Virginia and Vivien are sisters in 1950s England living in Bulburrow Court, a sprawling Victorian house filled to the rafters with family heirlooms and the paraphernalia of a lifetime spent studying moths. Although Ginny is the elder, Vivi is more apt to take command of any situation, a vivacious leader to Ginny's more studious and introspective disposition. At the age of eight Vivi falls from the family's bell tower. Her fall is broken by a balustrade that partially impales her and will cause her to lose the ability to bear children. This will have serious repercussions for both girls later in life. When Ginny's part in the accident is questioned, the reader gets the first inkling that something's not quite right with this family, and Ginny in particular.
Ginny narrates the story from the vantage point of an elderly woman looking back on her 70-plus years of life. The daughter of a somewhat famous lepidopterist, she takes after her scientific forbears and becomes a noted scientist as well, devoting her life to the study of moths. The story flashes back and forth between Ginny and Vivi's childhood, and a weekend in the present when Vivi finally returns home after an absence of more than fifty years. While Ginny is quite content to lose herself in her father's obsession, Vivi yearns for the excitement of life in a big city, where she'll marry and eventually distance herself from her family. It's left to Ginny to take care of her mother who becomes dependent on alcohol to fill the void her family creates--one daughter off to London and the other spending all her time researching moths with her father. After the deaths of her parents Ginny is left to carry on her father's work and will become increasingly reclusive as the years pass, left with nothing but her moths and her fond memories of the past until Vivi's return threatens to upset her world.
"The past is not important. The only thing that counts now is my memory of it.

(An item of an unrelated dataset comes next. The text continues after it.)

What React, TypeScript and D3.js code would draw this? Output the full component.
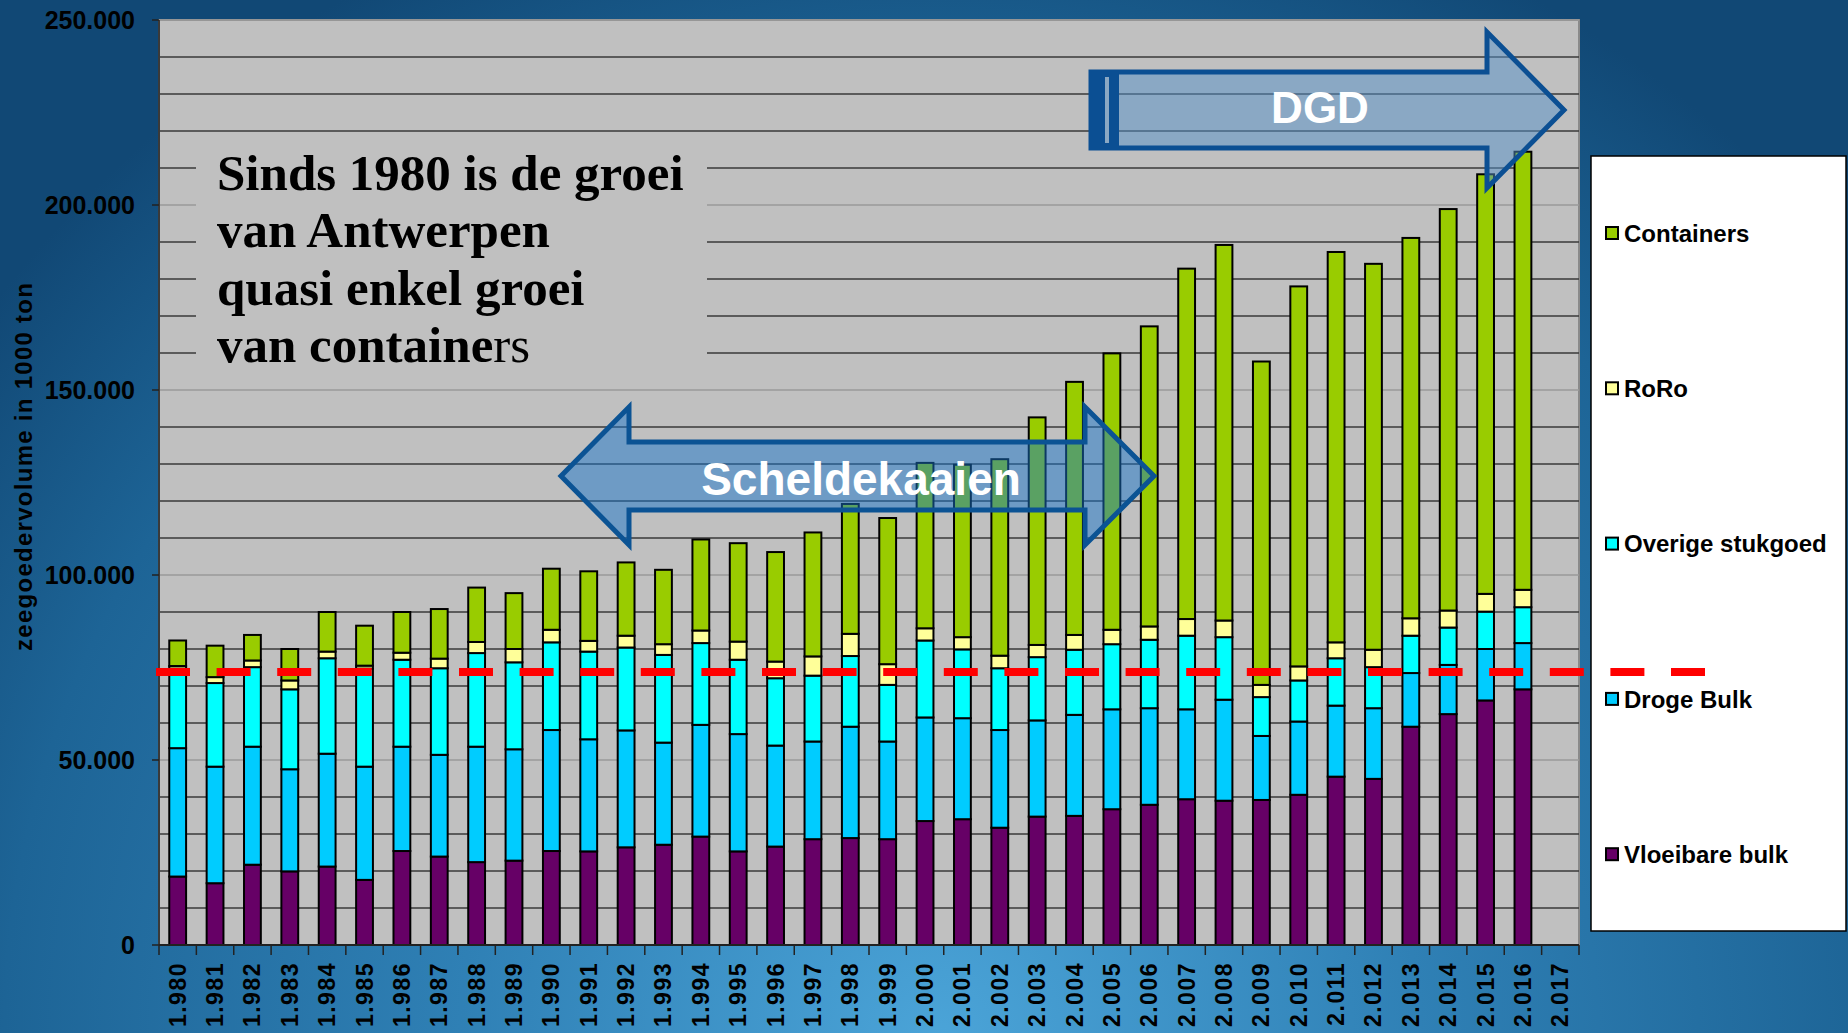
import React from 'react';
import * as d3 from 'd3';

// seaborne cargo volume, in 1000 ton (values read in thousands)
const years = [
  1980, 1981, 1982, 1983, 1984, 1985, 1986, 1987, 1988, 1989,
  1990, 1991, 1992, 1993, 1994, 1995, 1996, 1997, 1998, 1999,
  2000, 2001, 2002, 2003, 2004, 2005, 2006, 2007, 2008, 2009,
  2010, 2011, 2012, 2013, 2014, 2015, 2016, 2017,
];

const vloeibareBulk = [
  18.5, 16.7, 21.7, 19.9, 21.2, 17.6, 25.4, 23.9, 22.4, 22.8,
  25.4, 25.3, 26.4, 27.1, 29.3, 25.3, 26.6, 28.6, 28.9, 28.6,
  33.5, 34.0, 31.7, 34.7, 34.9, 36.7, 37.9, 39.4, 39.0, 39.2,
  40.6, 45.5, 44.9, 59.0, 62.4, 66.1, 69.1, 0,
];
const drogeBulk = [
  34.7, 31.5, 31.9, 27.6, 30.5, 30.6, 28.2, 27.5, 31.2, 30.1,
  32.7, 30.3, 31.6, 27.6, 30.2, 31.7, 27.3, 26.4, 30.1, 26.4,
  28.0, 27.3, 26.4, 26.0, 27.3, 27.0, 26.1, 24.3, 27.3, 17.3,
  19.8, 19.2, 19.1, 14.5, 13.3, 13.9, 12.5, 0,
];
const overigeStukgoed = [
  21.5, 22.6, 21.5, 21.6, 25.8, 26.5, 23.5, 23.4, 25.3, 23.5,
  23.7, 23.7, 22.4, 23.7, 22.1, 20.1, 18.2, 17.8, 19.1, 15.3,
  20.8, 18.6, 16.7, 17.1, 17.6, 17.6, 18.5, 19.9, 16.9, 10.5,
  11.1, 12.8, 11.1, 10.1, 10.1, 10.1, 9.7, 0,
];
const roro = [
  0.7, 1.6, 1.8, 2.4, 1.8, 0.8, 1.9, 2.6, 3.0, 3.6,
  3.4, 2.9, 3.2, 2.9, 3.4, 4.9, 4.5, 5.2, 6.0, 5.6,
  3.3, 3.3, 3.4, 3.3, 4.0, 3.9, 3.6, 4.5, 4.5, 3.3,
  3.8, 4.3, 4.7, 4.7, 4.6, 4.8, 4.7, 0,
];
const containers = [
  6.9, 8.5, 6.9, 8.5, 10.7, 10.8, 11.0, 13.4, 14.7, 15.1,
  16.5, 18.8, 19.8, 20.1, 24.6, 26.6, 29.6, 33.5, 35.1, 39.5,
  44.7, 46.6, 53.1, 61.5, 68.4, 74.7, 81.1, 94.7, 101.5, 87.4,
  102.7, 105.5, 104.3, 102.8, 108.5, 113.4, 118.4, 0,
];

const seriesKeys = ['Vloeibare bulk', 'Droge Bulk', 'Overige stukgoed', 'RoRo', 'Containers'];
const seriesColors = ['#660066', '#00ccff', '#00ffff', '#ffff99', '#99cc00'];
const legendOrder = ['Containers', 'RoRo', 'Overige stukgoed', 'Droge Bulk', 'Vloeibare bulk'];

const yTicks = [0, 50000, 100000, 150000, 200000, 250000];
const gridValues = d3.range(10000, 250001, 10000);
const referenceLevel = 73800;

const noteLines = ['Sinds 1980 is de groei', 'van Antwerpen', 'quasi enkel groei'];

const W = 1848;
const H = 1033;
const plot = { left: 159, right: 1579, top: 20, bottom: 945 };

const nl = d3.formatLocale({ decimal: ',', thousands: '.', grouping: [3], currency: ['', ''] });
const fmt = nl.format(',');

const table = years.map((year, i) => ({
  year,
  'Vloeibare bulk': vloeibareBulk[i] * 1000,
  'Droge Bulk': drogeBulk[i] * 1000,
  'Overige stukgoed': overigeStukgoed[i] * 1000,
  'RoRo': roro[i] * 1000,
  'Containers': containers[i] * 1000,
}));

const App = () => {
  const x = d3.scaleBand<number>()
    .domain(years)
    .range([plot.left, plot.right])
    .paddingInner(0.55)
    .paddingOuter(0.275);
  const y = d3.scaleLinear().domain([0, 250000]).range([plot.bottom, plot.top]);
  const color = d3.scaleOrdinal<string, string>().domain(seriesKeys).range(seriesColors);

  const stacked = d3.stack<any>().keys(seriesKeys)(table);
  const step = x.step();
  const font = "'Liberation Sans', Arial, sans-serif";

  // arrows
  const sch = { l: 561, r: 1154, hl: 629, hr: 1085, mid: 476, ht: 407, hb: 545, bt: 442, bb: 510 };
  const schPts = [
    [sch.l, sch.mid], [sch.hl, sch.ht], [sch.hl, sch.bt], [sch.hr, sch.bt], [sch.hr, sch.ht],
    [sch.r, sch.mid], [sch.hr, sch.hb], [sch.hr, sch.bb], [sch.hl, sch.bb], [sch.hl, sch.hb],
  ];
  const dgd = { l: 1091, hx: 1487, tip: 1564, mid: 110, ht: 32, hb: 188, bt: 72, bb: 148 };
  const dgdPts = [
    [dgd.l, dgd.bt], [dgd.hx, dgd.bt], [dgd.hx, dgd.ht], [dgd.tip, dgd.mid],
    [dgd.hx, dgd.hb], [dgd.hx, dgd.bb], [dgd.l, dgd.bb],
  ];
  const poly = (pts: number[][]) => pts.map(p => p.join(',')).join(' ');

  return (
    <svg width={W} height={H} style={{ position: 'absolute', top: 0, left: 0, display: 'block' }}>
      <defs>
        <radialGradient id="bg" gradientUnits="userSpaceOnUse" cx={940} cy={1040} r={1200}>
          <stop offset="0" stopColor="#4ba4d8" />
          <stop offset="0.4" stopColor="#2f80b5" />
          <stop offset="0.78" stopColor="#1d6496" />
          <stop offset="1" stopColor="#114875" />
        </radialGradient>
      </defs>
      <rect x={0} y={0} width={W} height={H} fill="url(#bg)" />

      {/* plot area */}
      <rect x={plot.left} y={plot.top} width={plot.right - plot.left} height={plot.bottom - plot.top}
        fill="#c0c0c0" stroke="#8a8a8a" strokeWidth={2} />
      {gridValues.map(v => (
        <line key={v} x1={plot.left} x2={plot.right} y1={y(v)} y2={y(v)}
          stroke={v % 50000 === 0 ? '#9a9a9a' : '#3a3a3a'} strokeWidth={1.5} />
      ))}

      {/* note box hides the grid */}
      <rect x={196} y={142} width={511} height={236} fill="#c0c0c0" />

      {/* bars */}
      {stacked.map(s => (
        <g key={s.key} fill={color(s.key)} stroke="#000" strokeWidth={2}>
          {s.map((d, i) => (d[1] - d[0] > 0 ? (
            <rect key={i} x={x(years[i])} width={x.bandwidth()} y={y(d[1])} height={y(d[0]) - y(d[1])} />
          ) : null))}
        </g>
      ))}

      {/* axes */}
      <line x1={plot.left} x2={plot.left} y1={plot.top} y2={plot.bottom} stroke="#3a3a3a" strokeWidth={2} />
      <line x1={plot.left} x2={plot.right} y1={plot.bottom} y2={plot.bottom} stroke="#222" strokeWidth={2} />
      {yTicks.map(v => (
        <g key={v}>
          <line x1={plot.left - 7} x2={plot.left} y1={y(v)} y2={y(v)} stroke="#222" strokeWidth={1.5} />
          <text x={135} y={y(v)} dy="0.36em" textAnchor="end" fontFamily={font} fontWeight="bold" fontSize={25} fill="#000">
            {fmt(v)}
          </text>
        </g>
      ))}
      {years.map((yr, i) => (
        <line key={'t' + yr} x1={plot.left + i * step} x2={plot.left + i * step} y1={plot.bottom} y2={plot.bottom + 10}
          stroke="#222" strokeWidth={1.5} />
      ))}
      <line x1={plot.right} x2={plot.right} y1={plot.bottom} y2={plot.bottom + 10} stroke="#222" strokeWidth={1.5} />
      {years.map(yr => {
        const cx = (x(yr) as number) + x.bandwidth() / 2;
        return (
          <text key={'l' + yr} transform={`translate(${cx + 8},962) rotate(-90)`} textAnchor="end"
            fontFamily={font} fontWeight="bold" fontSize={23} letterSpacing={1.5} fill="#000">
            {fmt(yr)}
          </text>
        );
      })}
      <text transform="translate(32,467) rotate(-90)" textAnchor="middle" fontFamily={font} fontWeight="bold"
        fontSize={24} textLength={368} lengthAdjust="spacing" fill="#000">
        zeegoedervolume in 1000 ton
      </text>

      {/* note */}
      <g fontFamily="'Liberation Serif', 'Times New Roman', serif" fontWeight="bold" fontSize={51} fill="#000">
        {noteLines.map((t, i) => (
          <text key={t} x={217} y={190 + i * 57.3}>{t}</text>
        ))}
        <text x={217} y={190 + 3 * 57.3}>van containe<tspan fontWeight="normal">rs</tspan></text>
      </g>

      {/* Scheldekaaien arrow */}
      <polygon points={poly(schPts)} fill="rgb(25,116,202)" fillOpacity={0.49} stroke="#0b5394" strokeWidth={5}
        strokeLinejoin="miter" />
      <text x={861} y={495} textAnchor="middle" fontFamily={font} fontWeight="bold" fontSize={46} fill="#fff">
        Scheldekaaien
      </text>

      {/* DGD arrow */}
      <polygon points={poly(dgdPts)} fill="rgb(84,144,200)" fillOpacity={0.5} stroke="#0b4f93" strokeWidth={5}
        strokeLinejoin="miter" />
      <rect x={dgd.l} y={dgd.bt} width={28} height={dgd.bb - dgd.bt} fill="#0b4f93" />
      <rect x={dgd.l + 14} y={dgd.bt + 5} width={4} height={dgd.bb - dgd.bt - 10} fill="#8aa8c4" />
      <text x={1320} y={123} textAnchor="middle" fontFamily={font} fontWeight="bold" fontSize={44} fill="#fff">
        DGD
      </text>

      {/* legend */}
      <rect x={1591} y={156} width={255} height={775} fill="#fff" stroke="#000" strokeWidth={1.5} />
      {legendOrder.map((k, i) => {
        const cy = 233 + i * 155.3;
        return (
          <g key={k}>
            <rect x={1606} y={cy - 6} width={12} height={12} fill={color(k)} stroke="#000" strokeWidth={2} />
            <text x={1624} y={cy} dy="0.36em" fontFamily={font} fontWeight="bold" fontSize={24} fill="#000">{k}</text>
          </g>
        );
      })}

      {/* reference level */}
      <line x1={156} x2={1707} y1={y(referenceLevel)} y2={y(referenceLevel)} stroke="#ff0000" strokeWidth={8}
        strokeDasharray="34 26.6" />
    </svg>
  );
};

export default App;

I feel an uncharacteristic flash of anger, a surge of heat through my cheeks: How dare Vivien come home and steal my safe, delicious memories? Three days ago my memory of life was a complete and happy event--a blissful childhood, a warm, loving family, a blossoming career--but Vivien's walked into my head and littered it with doubt and anger and turbulence. The past I used to know has melted before my eyes into something writhing and fluid, with no structure, no scaffold, I can never again think of my parents, my childhood or my life without the stains spilt all over them."
Ginny is an intriguing character and narrator, all the more so because as I read I wasn't sure exactly how much of what she was saying could be believed. When an author uses a first person voice, I expect the character to be truthful, but the more I read, the more the suppositions I had made about the family dynamics and the sisters' past experiences growing up were thrown into question. This was especially true when Vivi returns home and the same events are shown through her very different eyes. Adams very subtlety dropped hints in the story that maybe not everything Ginny recollects as true really happened that way. Watching events unfold I started second guessing myself. I thought it was so clever to have such an unreliable narrator juxtaposed against the scientific aspect of the story where objective observation is so crucial. I know there has been some criticism about the detailed descriptions of moths and the intricacies of the nature of their lives, but I thought it was integral to how Adams constructed her characters and how the story played out. It also added to the very creepy atmosphere of the story.
If you do read this book, and I found it highly entertaining and very well done, don't expect a neat and tidy ending. Adams leaves a lot up to the reader's imagination. She knows how to throw the reader off balance and create just the right sort of atmosphere for the sort of story she's telling. I'll definitely be keeping an eye out for her next book.